The Three P’s of Starting a Business

There is a famous concept in the marketing discipline called the 5 P’s.  It describes the five principles of marketing, including:

  1. Positioning (the strategic position of the product in the marketplace)
  2. Product (the qualities, features, and benefits of the item for sale)
  3. Promotion (advertising and other methods of communicating to the marketplace)
  4. Placement (sales channels and other aspects of getting the product to customers)
  5. Price (charging enough to be profitable considering the price of competitors)

This is an oversimplification of the 5 P’s but I refer to it because I want to suggest something similar – the 3 P’s of starting a business.

I have made it a habit when conducting training programs for start-up businesses to ask them to identify the one, and only one, reason to start a new business.  Few people get the right answer.  They tell me that they want to be their own boss; that they want to make a lot of money; that they can’t find a job so they want to try something different.  These may be good reasons but none of them is the reason.

The one, and only, reason to start a new business is because there is an opportunity in the marketplace.  There are enough People who will buy the product or service at a Price at which the company can make a Profit.  And those are the three P’s.

This sound simple enough perhaps.  But each of these P’s has enough behind it to fill a book.  The entrepreneur has to determine whether there are enough People – customers.  How to determine that?  Market research is the answer, and a lot of work has to go into determining what the right customer demographic is for a particular product or service; who is buying something similar now; how much they are spending on it; how much of those dollars can be diverted to the new product.

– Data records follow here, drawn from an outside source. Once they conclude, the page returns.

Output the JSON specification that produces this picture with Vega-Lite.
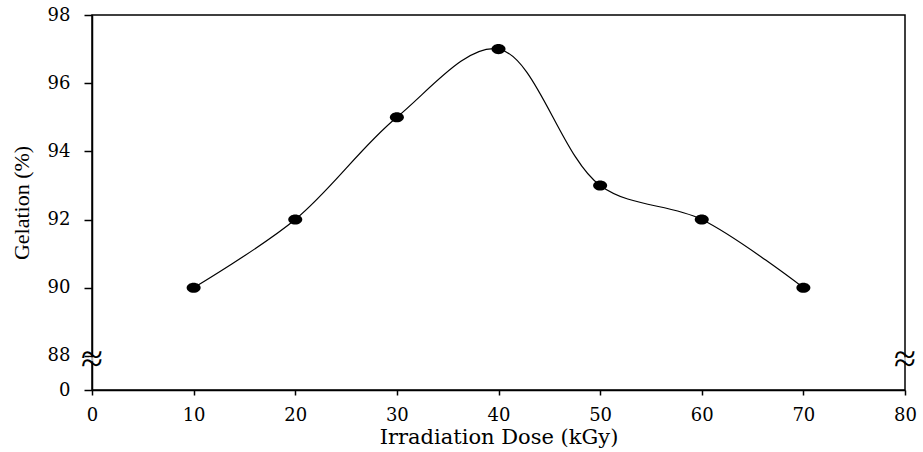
{
  "$schema": "https://vega.github.io/schema/vega-lite/v6.json",
  "width": 813,
  "height": 375,
  "autosize": "none",
  "padding": {"left": 92, "top": 15, "right": 18, "bottom": 62},
  "background": "white",
  "config": {
    "view": {"stroke": "black", "strokeWidth": 1.5},
    "axis": {
      "labelFont": "DejaVu Serif",
      "titleFont": "DejaVu Serif",
      "labelFontSize": 18,
      "titleFontSize": 21,
      "labelColor": "black",
      "titleColor": "black",
      "titleFontWeight": "normal",
      "domainColor": "black",
      "domainWidth": 1.5,
      "tickColor": "black",
      "tickWidth": 1.5,
      "labelFlush": false,
      "grid": false
    }
  },
  "datasets": {
    "gel": [
      {"dose": 10, "gelation": 90},
      {"dose": 20, "gelation": 92},
      {"dose": 30, "gelation": 95},
      {"dose": 40, "gelation": 97},
      {"dose": 50, "gelation": 93},
      {"dose": 60, "gelation": 92},
      {"dose": 70, "gelation": 90}
    ],
    "breaks": [
      {"dose": 0, "gelation": 87.9},
      {"dose": 80, "gelation": 87.9}
    ]
  },
  "encoding": {
    "x": {
      "field": "dose",
      "type": "quantitative",
      "scale": {"domain": [0, 80], "nice": false},
      "axis": {
        "title": "Irradiation Dose (kGy)",
        "values": [0, 10, 20, 30, 40, 50, 60, 70, 80],
        "tickSize": 5,
        "labelPadding": 11,
        "titlePadding": 2
      }
    },
    "y": {
      "field": "gelation",
      "type": "quantitative",
      "scale": {"domain": [87, 98], "nice": false, "zero": false},
      "axis": {
        "title": "Gelation (%)",
        "values": [87, 88, 90, 92, 94, 96, 98],
        "labelExpr": "datum.value == 87 ? '0' : datum.label",
        "tickSize": 8,
        "labelPadding": 14,
        "titlePadding": 14,
        "titleFont": "Liberation Serif",
        "titleFontSize": 22
      }
    }
  },
  "layer": [
    {
      "data": {"name": "gel"},
      "mark": {"type": "line", "interpolate": "catmull-rom", "color": "black", "strokeWidth": 1.2}
    },
    {
      "data": {"name": "gel"},
      "mark": {
        "type": "point",
        "filled": true,
        "color": "black",
        "opacity": 1,
        "size": 196,
        "shape": "M-1,0 A1,0.72 0 1,0 1,0 A1,0.72 0 1,0 -1,0 Z"
      }
    },
    {
      "data": {"name": "breaks"},
      "mark": {"type": "tick", "orient": "horizontal", "color": "white", "thickness": 4, "size": 6}
    },
    {
      "data": {"name": "breaks"},
      "mark": {"type": "text", "text": "≈", "font": "Liberation Serif", "fontSize": 40, "color": "black", "baseline": "middle", "align": "center", "dy": 1}
    }
  ]
}
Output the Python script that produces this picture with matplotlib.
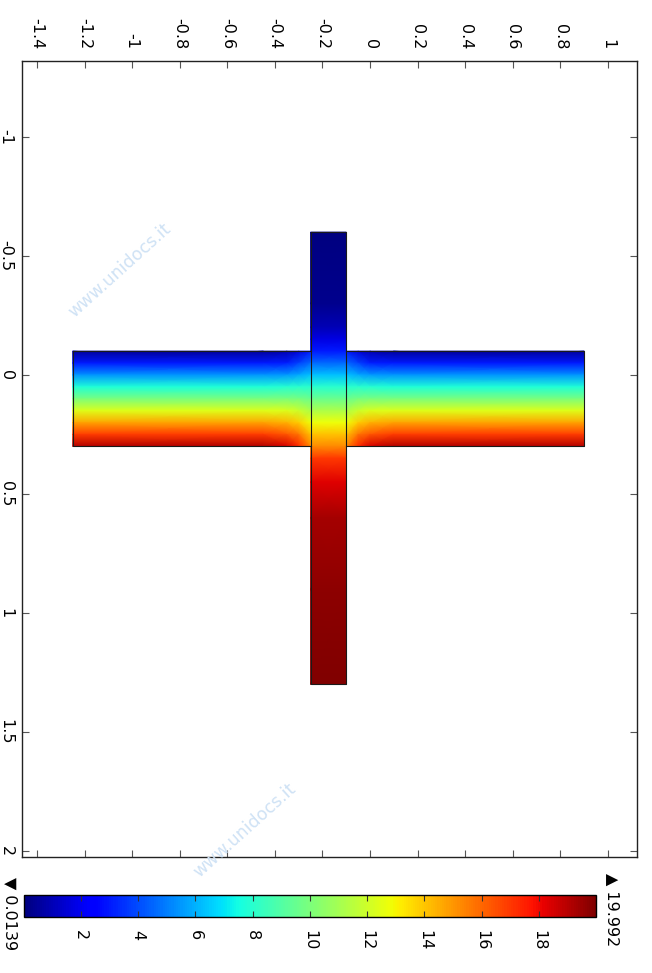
import numpy as np
import matplotlib
matplotlib.use("Agg")
import matplotlib.pyplot as plt
from matplotlib.patches import Rectangle

plt.rcParams['font.family'] = ['DejaVu Sans']
plt.rcParams['axes.unicode_minus'] = False

# ---------------- data ----------------
x_ticks = [-1.4, -1.2, -1.0, -0.8, -0.6, -0.4, -0.2, 0.0, 0.2, 0.4, 0.6, 0.8, 1.0]
x_tick_labels = ['-1.4', '-1.2', '-1', '-0.8', '-0.6', '-0.4', '-0.2', '0', '0.2', '0.4', '0.6', '0.8', '1']
y_ticks = [-1.0, -0.5, 0.0, 0.5, 1.0, 1.5, 2.0]
y_tick_labels = ['-1', '-0.5', '0', '0.5', '1', '1.5', '2']
cbar_ticks = [2, 4, 6, 8, 10, 12, 14, 16, 18]
cbar_tick_labels = ['2', '4', '6', '8', '10', '12', '14', '16', '18']
vmin, vmax = 0.0139, 19.992

# geometry (domain corners)
vbar_x = [-0.25, -0.10]
vbar_ylim = [-0.6, 1.3]
hbar_x = [-1.25, 0.90]
hbar_ylim = [-0.1, 0.3]

# vertical bar profile (value vs y)
vbar_y = [-0.6, -0.3, -0.2, -0.15, -0.1, -0.05, 0.0, 0.05, 0.1, 0.15, 0.2, 0.25, 0.3,
          0.35, 0.45, 0.6, 0.9, 1.3]
vbar_vals = [0.05, 0.3, 1.0, 1.8, 3.0, 4.6, 6.3, 8.0, 9.6, 11.2, 12.8, 14.1, 15.3,
             17.0, 18.3, 19.3, 19.75, 19.95]

# horizontal bar profiles (value vs y), far from the junction and close to it
hbar_y = [-0.1, -0.05, 0.0, 0.05, 0.1, 0.15, 0.2, 0.25, 0.3]
hbar_far = [0.5, 3.0, 5.4, 7.8, 10.0, 12.4, 14.7, 16.9, 19.1]
hbar_mid_far = [0.9, 3.1, 5.5, 7.9, 10.0, 12.3, 14.4, 16.4, 18.5]   # 0.10 from bar edge
hbar_mid_near = [1.6, 3.8, 5.8, 8.0, 9.9, 11.9, 13.9, 15.7, 17.3]  # 0.05 from bar edge
hbar_edge = [3.0, 4.6, 6.3, 8.0, 9.6, 11.2, 12.8, 14.1, 15.3]      # at bar edge

# ---------------- figure ----------------
W, H = 652, 973
fig = plt.figure(figsize=(W / 100, H / 100), dpi=100)
ax = fig.add_axes([22 / W, 1 - 857 / H, (637 - 22) / W, (857 - 60.5) / H])
ax.set_xlim(-1.463, 1.122)
ax.set_ylim(2.025, -1.321)

cmap = plt.get_cmap('jet')
norm = matplotlib.colors.Normalize(vmin=vmin, vmax=vmax)

# vertical bar
VX, VY = np.meshgrid(vbar_x, vbar_y)
VC = np.column_stack([vbar_vals, vbar_vals])
mesh = ax.pcolormesh(VX, VY, VC, shading='gouraud', cmap=cmap, norm=norm, zorder=2)

# horizontal bar, left and right parts
table = np.column_stack([hbar_far, hbar_far, hbar_mid_far, hbar_mid_near, hbar_edge])
left_x = [hbar_x[0], vbar_x[0] - 0.2, vbar_x[0] - 0.1, vbar_x[0] - 0.05, vbar_x[0]]
LX, LY = np.meshgrid(left_x, hbar_y)
ax.pcolormesh(LX, LY, table, shading='gouraud', cmap=cmap, norm=norm, zorder=2)
right_x = [vbar_x[1], vbar_x[1] + 0.05, vbar_x[1] + 0.1, vbar_x[1] + 0.2, hbar_x[1]]
RX, RY = np.meshgrid(right_x, hbar_y)
ax.pcolormesh(RX, RY, table[:, ::-1], shading='gouraud', cmap=cmap, norm=norm, zorder=2)

# outlines
lc = '#1a1a1a'
ax.add_patch(Rectangle((vbar_x[0], vbar_ylim[0]), vbar_x[1] - vbar_x[0],
                       vbar_ylim[1] - vbar_ylim[0], fill=False, ec=lc, lw=0.8, zorder=3))
ax.plot([vbar_x[0], hbar_x[0], hbar_x[0], vbar_x[0]],
        [hbar_ylim[0], hbar_ylim[0], hbar_ylim[1], hbar_ylim[1]], color=lc, lw=0.8, zorder=3)
ax.plot([vbar_x[1], hbar_x[1], hbar_x[1], vbar_x[1]],
        [hbar_ylim[0], hbar_ylim[0], hbar_ylim[1], hbar_ylim[1]], color=lc, lw=0.8, zorder=3)

# axes styling
for s in ax.spines.values():
    s.set_linewidth(1.0)
    s.set_color('#222222')
ax.set_xticks(x_ticks)
ax.set_xticklabels(x_tick_labels)
ax.set_yticks(y_ticks)
ax.set_yticklabels(y_tick_labels)
ax.tick_params(axis='x', top=True, bottom=True, labeltop=True, labelbottom=False,
               direction='in', length=5, width=0.8, color='#555555',
               labelrotation=-90, labelsize=11.5, pad=8)
ax.tick_params(axis='y', left=True, right=True, labelleft=True, labelright=False,
               direction='in', length=5, width=0.8, color='#555555',
               labelrotation=-90, labelsize=11.5, pad=6)
for lab in ax.get_yticklabels():
    lab.set_va('center')

# colorbar
cax = fig.add_axes([24 / W, 1 - 917 / H, (596 - 24) / W, 22 / H])
cb = fig.colorbar(mesh, cax=cax, orientation='horizontal')
cb.set_ticks(cbar_ticks)
cb.set_ticklabels(cbar_tick_labels)
cb.outline.set_linewidth(1.0)
cax.tick_params(axis='x', top=True, bottom=True, direction='in', length=4, width=0.8,
                color='#333333', labelrotation=-90, labelsize=11.5, pad=9)

fig.text(10 / W, 1 - 877 / H, '\u25bc 0.0139', rotation=-90, ha='center', va='top',
         fontsize=11.5)
fig.text(612 / W, 1 - 873 / H, '\u25b2 19.992', rotation=-90, ha='center', va='top',
         fontsize=11.5)

# watermark
fig.text(120 / W, 1 - 270 / H, 'www.unidocs.it', rotation=42, ha='center', va='center',
         color='#cfe2f5', fontsize=12.5)
fig.text(245 / W, 1 - 830 / H, 'www.unidocs.it', rotation=42, ha='center', va='center',
         color='#cfe2f5', fontsize=12.5)

fig.savefig('out.png', dpi=100, facecolor='white')
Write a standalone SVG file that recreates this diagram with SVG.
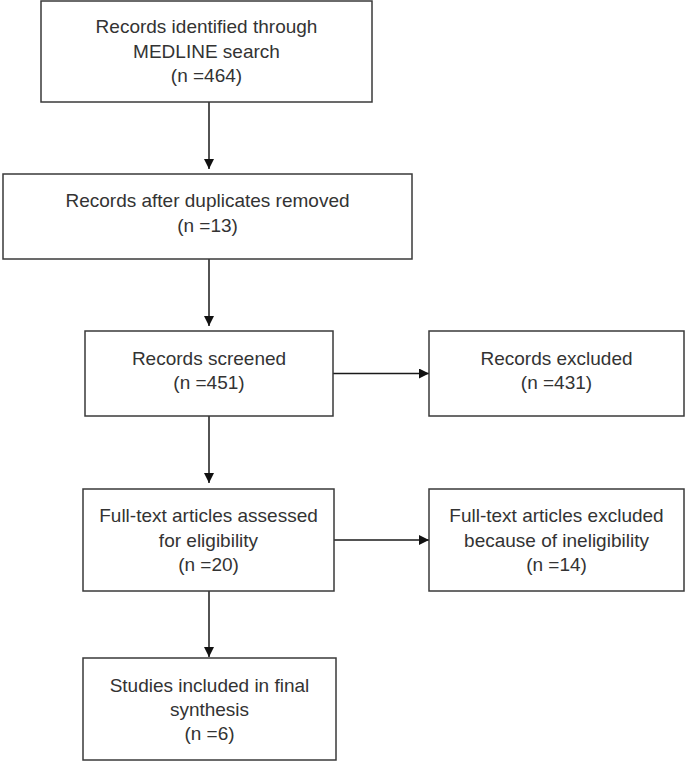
<svg xmlns="http://www.w3.org/2000/svg" width="685" height="762" viewBox="0 0 685 762">
<style>
.box{fill:#fff;stroke:#3a3a3a;stroke-width:1.5}
.t{font-family:"Liberation Sans",Arial,sans-serif;font-size:19px;fill:#333;text-anchor:middle}
.c{stroke:#1a1a1a;stroke-width:1.5;fill:none}
</style>
<defs>
<marker id="ah" markerWidth="10" markerHeight="10" refX="10" refY="5" orient="auto" markerUnits="userSpaceOnUse">
<path d="M0,0 L10,5 L0,10 Z" fill="#111"/>
</marker>
</defs>
<rect width="685" height="762" fill="#fff"/>
<g id="connectors">
<line class="c" x1="209" y1="102" x2="209" y2="169" marker-end="url(#ah)"/>
<line class="c" x1="209" y1="259" x2="209" y2="326" marker-end="url(#ah)"/>
<line class="c" x1="333" y1="373.5" x2="429" y2="373.5" marker-end="url(#ah)"/>
<line class="c" x1="209" y1="416" x2="209" y2="483" marker-end="url(#ah)"/>
<line class="c" x1="334" y1="540" x2="429" y2="540" marker-end="url(#ah)"/>
<line class="c" x1="209" y1="591" x2="209" y2="657" marker-end="url(#ah)"/>
</g>
<g id="n1">
<rect class="box" x="41" y="1" width="331" height="101"/>
<text class="t" x="206.5" y="33">Records identified through</text>
<text class="t" x="206.5" y="58">MEDLINE search</text>
<text class="t" x="206.5" y="82">(n =464)</text>
</g>
<g id="n2">
<rect class="box" x="3" y="174" width="409" height="85"/>
<text class="t" x="207.5" y="207">Records after duplicates removed</text>
<text class="t" x="207.5" y="231.5">(n =13)</text>
</g>
<g id="n3">
<rect class="box" x="85" y="331" width="248" height="85"/>
<text class="t" x="209" y="365">Records screened</text>
<text class="t" x="209" y="389">(n =451)</text>
</g>
<g id="n4">
<rect class="box" x="429" y="331" width="255" height="85"/>
<text class="t" x="556.5" y="365">Records excluded</text>
<text class="t" x="556.5" y="389">(n =431)</text>
</g>
<g id="n5">
<rect class="box" x="83" y="489" width="251" height="102"/>
<text class="t" x="208.5" y="522">Full-text articles assessed</text>
<text class="t" x="208.5" y="547">for eligibility</text>
<text class="t" x="208.5" y="571">(n =20)</text>
</g>
<g id="n6">
<rect class="box" x="429" y="489" width="255" height="102"/>
<text class="t" x="556.5" y="522">Full-text articles excluded</text>
<text class="t" x="556.5" y="547">because of ineligibility</text>
<text class="t" x="556.5" y="571">(n =14)</text>
</g>
<g id="n7">
<rect class="box" x="83" y="658" width="253" height="102"/>
<text class="t" x="209.5" y="692">Studies included in final</text>
<text class="t" x="209.5" y="716">synthesis</text>
<text class="t" x="209.5" y="740">(n =6)</text>
</g>
</svg>
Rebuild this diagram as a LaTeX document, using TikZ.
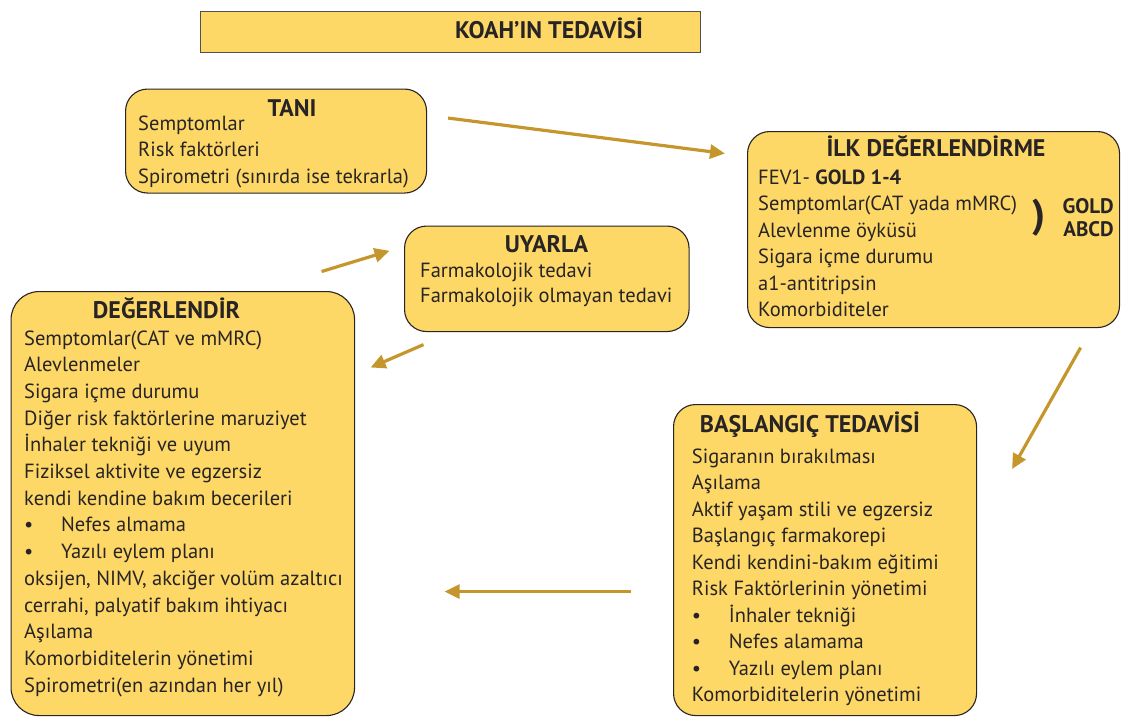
\documentclass[tikz,border=0pt]{standalone}
\usepackage{fontspec}
\setmainfont{PT Sans}
\usetikzlibrary{arrows.meta}

\definecolor{kutusari}{RGB}{253,216,102}
\definecolor{oksari}{RGB}{196,150,44}
\definecolor{kenar}{RGB}{40,36,37}

% madde isareti + girinti
\newcommand{\madde}[1]{\makebox[37pt][l]{\textbullet}#1}

\begin{document}
\begin{tikzpicture}
    [%%%%%%%%%%%%%%%%%%%%%%%%%%%%%%
        x=1pt,y=-1pt,
        kutu/.style={rectangle,rounded corners=22pt,draw=kenar,line width=1.1pt,fill=kutusari,anchor=north west,inner sep=0pt},
        baslik/.style={font=\fontsize{24}{28}\selectfont\bfseries,text=kenar,anchor=base,inner sep=0pt},
        satir/.style={font=\fontsize{20.5}{26}\selectfont,text=kenar,anchor=base west,inner sep=0pt},
        ok/.style={draw=oksari,line width=3.2pt,-{Triangle[length=15pt,width=14pt]}}
    ]%%%%%%%%%%%%%%%%%%%%%%%%%%%%%%

\useasboundingbox (0,0) rectangle (1121,716);

% ust baslik
\node[rectangle,draw=kenar!80,line width=1.3pt,fill=kutusari,anchor=north west,
      minimum width=500pt,minimum height=41pt] (ust) at (200,10.5) {};
\node[baslik] (ustyazi) at (549,38.5) {KOAH’IN TEDAVİSİ};

% kutular
\node[kutu,minimum width=301pt,minimum height=104pt] (tani) at (125,88.5) {};
\node[kutu,minimum width=372pt,minimum height=196pt] (ilk) at (747,131) {};
\node[kutu,minimum width=284.5pt,minimum height=105.5pt] (uyarla) at (404,225.5) {};
\node[kutu,rounded corners=28pt,minimum width=343.5pt,minimum height=424pt] (degerlendir) at (10.5,291) {};
\node[kutu,minimum width=303pt,minimum height=311pt] (baslangic) at (673,404) {};

% TANI
\node[baslik] (tani-b) at (292,116.7) {TANI};
\foreach \t [count=\i from 0] in {Semptomlar, Risk faktörleri, {Spirometri (sınırda ise tekrarla)}}
    \node[satir] (tani-\i) at (138,130+26.5*\i) {\t};

% ILK DEGERLENDIRME
\node[baslik] (ilk-b) at (936,156.7) {İLK DEĞERLENDİRME};
\foreach \t [count=\i from 0] in {FEV1- \textbf{GOLD 1-4}, {Semptomlar(CAT yada mMRC)}, Alevlenme öyküsü,
        Sigara içme durumu, a1-antitripsin, Komorbiditeler}
    \node[satir] (ilk-\i) at (758,184.3+26.5*\i) {\t};
\node[font=\fontsize{40}{40}\selectfont\bfseries,text=kenar,inner sep=0pt] (parantez) at (1039,218) {)};
\node[font=\fontsize{21}{23.5}\selectfont\bfseries,text=kenar,inner sep=0pt,align=right,anchor=east]
    (goldabcd) at (1114,217.7) {GOLD\\ABCD};

% UYARLA
\node[baslik] (uyarla-b) at (546.5,252.7) {UYARLA};
\foreach \t [count=\i from 0] in {Farmakolojik tedavi, Farmakolojik olmayan tedavi}
    \node[satir] (uyarla-\i) at (420,277+25.5*\i) {\t};

% DEGERLENDIR
\node[baslik] (degerlendir-b) at (166.5,318.3) {DEĞERLENDİR};
\foreach \t [count=\i from 0] in {{Semptomlar(CAT ve mMRC)}, Alevlenmeler, Sigara içme durumu,
        Diğer risk faktörlerine maruziyet, İnhaler tekniği ve uyum, Fiziksel aktivite ve egzersiz,
        kendi kendine bakım becerileri, \madde{Nefes almama}, \madde{Yazılı eylem planı},
        {oksijen, NIMV, akciğer volüm azaltıcı}, {cerrahi, palyatif bakım ihtiyacı},
        Aşılama, Komorbiditelerin yönetimi, {Spirometri(en azından her yıl)}}
    \node[satir] (degerlendir-\i) at (24,345+26.7*\i) {\t};

% BASLANGIC TEDAVISI
\node[baslik] (baslangic-b) at (810,432.3) {BAŞLANGIÇ TEDAVİSİ};
\foreach \t [count=\i from 0] in {Sigaranın bırakılması, Aşılama, Aktif yaşam stili ve egzersiz,
        Başlangıç farmakorepi, Kendi kendini-bakım eğitimi, Risk Faktörlerinin yönetimi,
        \madde{İnhaler tekniği}, \madde{Nefes alamama}, \madde{Yazılı eylem planı},
        Komorbiditelerin yönetimi}
    \node[satir] (baslangic-\i) at (691.7,463.3+26.5*\i) {\t};

% oklar
\draw[ok] ([xshift=21pt,yshift=23pt]tani.east) -- ([xshift=-22pt,yshift=-22.5pt]ilk.north west);
\draw[ok] ([xshift=-39.5pt,yshift=-19.5pt]ilk.south east) -- ([xshift=35pt,yshift=-65pt]baslangic.north east);
\draw[ok] ([xshift=-42pt,yshift=-31.5pt]baslangic.west) -- ([xshift=89.5pt,yshift=-88pt]degerlendir.east);
\draw[ok] ([xshift=-33.5pt,yshift=19.5pt]degerlendir.north east) -- ([xshift=-14.5pt,yshift=28pt]uyarla.west);
\draw[ok] ([xshift=19.5pt,yshift=-12.5pt]uyarla.south west) -- ([xshift=15.5pt,yshift=-76.5pt]degerlendir.north east);

\end{tikzpicture}
\end{document}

The entrepreneur has to know what Price to charge for the product or service.  S/he can’t know how much to charge until s/he knows the costs of making the product or delivering the service, bringing it to the marketplace, making sure all of the costs are covered, making enough to produce a Profit.  And that’s only one aspect of pricing – what is being charged by competitors for similar products?  Can the new entrepreneur fit his/her price into the marketplace without charging such a low price that profitability is impossible or such a high price that no one will buy the product or service?

There are so many questions to be answered that it is usually advisable to prepare a complete business plan which provides a standard format for thinking through, and answering, a lot of these questions.

By the way, a couple of paragraphs ago, I didn’t want to seem like I was insulting people who give me the wrong reason for starting a business.  These are creative, independent, sometimes courageous individuals who are striking out on their own and deserve a lot of credit for that.  But it is a new path they are following, one that requires a lot of new learning.  As hopefully has become apparent from this article, knowing the one reason to start a business is just one of many, many lessons that new entrepreneurs have to learn.

If you are considering starting a business, turn yourself into a sponge!  Soak up all the new learning you can get your hands on.  Take advantage of training programs and other resources to learn about managing a business.  The U.S. Small Business Administration offers a number of such programs, either on their own or through one of the programs they support:  the Rhode Island Small Business Development Center at Johnson & Wales University; the Center for Women & Enterprise; and SCORE: Counselors to America’s Small Businesses.  The Rhode Island Economic Development Corporation offers programs and they are also offered by your local Chamber of Commerce and at various colleges and universities, as well as online.  Take advantage of these programs and learn all you can about this exciting new venture you are embarking upon.